Mingalarbar!
We’ve learned our first two words of Burmese. Mingalarbar is the all purpose greeting wishing whoever it is an auspicious day ahead and we’ve just about got it established in our minds and need to use it as often as we can to fix it firmly there in the memory.
It was almost two o’clock last night when we finally put out the light on what had been a long and busy day.
Our travelling companions made themselves instantly at home amongst the handwoven cushions and we went in search of breakfast this morning.
Very good it was too, in beautiful surroundings and served by the most delightfully friendly people.
We like it here!
We met Sanda our guide and Dan our driver and went out into the city, making our first stop in Victoria Square.
Depending on which direction we looked, we faced old colonial buildings with a definitely British feel, assorted pagodas and shapes of a skyline with a distinctly South East Asian flavour or the international glass and concrete skyscraper.
Actually, those three tower blocks were the only ones we saw all day, because from that point on, we knew we were most definitely in Myanmar!
Though it was already quite warm for us, it was still really the cool of the day and the street vendors were relaxed and not especially busy.
It was a good opportunity to survey the snacks on offer: egg custards, slices of a sticky rice cake or tapioca. Good, solid fare to see you through the day.

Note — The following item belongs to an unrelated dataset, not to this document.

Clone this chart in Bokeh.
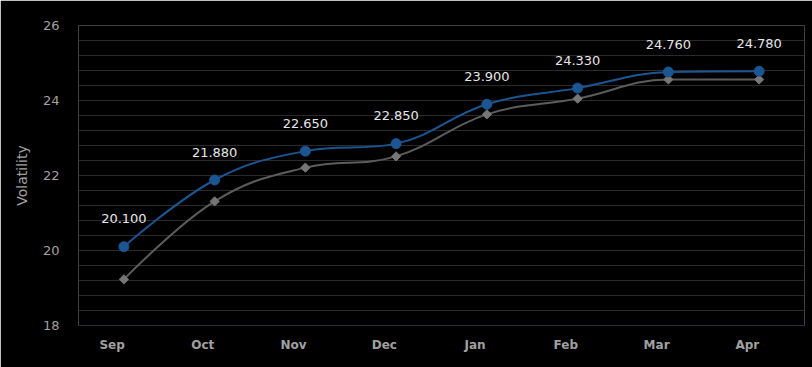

The small streetside cafes were quiet with nobody feeling thirsty enough for a sugar cane juice yet. Needless to say, I’m observing my favourite Asian palette of colours here again – it will crop up time and again during the day – scarlet red, cobalt blue, malachite green. Love it.
No queues at the post office either. Our walk took us through the old colonial district of Yangon (Rangoon) and we passed by the headquarters of the port authority, the water board, the central courts and so on. Some are still in use, others have fallen into disrepair.
Many are being renovated, because the one aspect we noticed from the minute we arrived is that this is a country which is modernising very fast indeed.
The traffic is dreadful! The streets are crammed with cars – modern, Japanese models generally, driven gently but with a determined air and little regard for rules or Highway Code style conventions.
When advised to cross, we do so, joining the monk, the elderly lady, the young man in jeans and a few businessmen stepping out bravely but confidently into the traffic, Hanoi-style.
On the other side of the street are small bookstalls selling all kinds of books in both English and Burmese.
In between the books are the small food vendors, here selling noodle salad. We needn’t go hungry, that’s for sure.
A little further along, this man has set down his yoke and is painstakingly cutting up polystyrene fast food containers to create trays on which to sell portions of jackfruit. Sanda chats with him a while and he agrees, it’s slow work.
We learn to read a Burmese price ticket on a heap of bestsellers: this is 500 Kyat per book.
Did I say bestsellers?
A little further on, you can take your pick for 1000 Kyat.
The books are piled high right the way along the street.
It’s clear reading skills are valued here from the sign outside the library
Nothing to argue about there.
With a quick look at this beautifully decrepit old place across the road,
and the young woman rolling leaves with betel nuts to sell, we’ll take a deep breath and cross the road.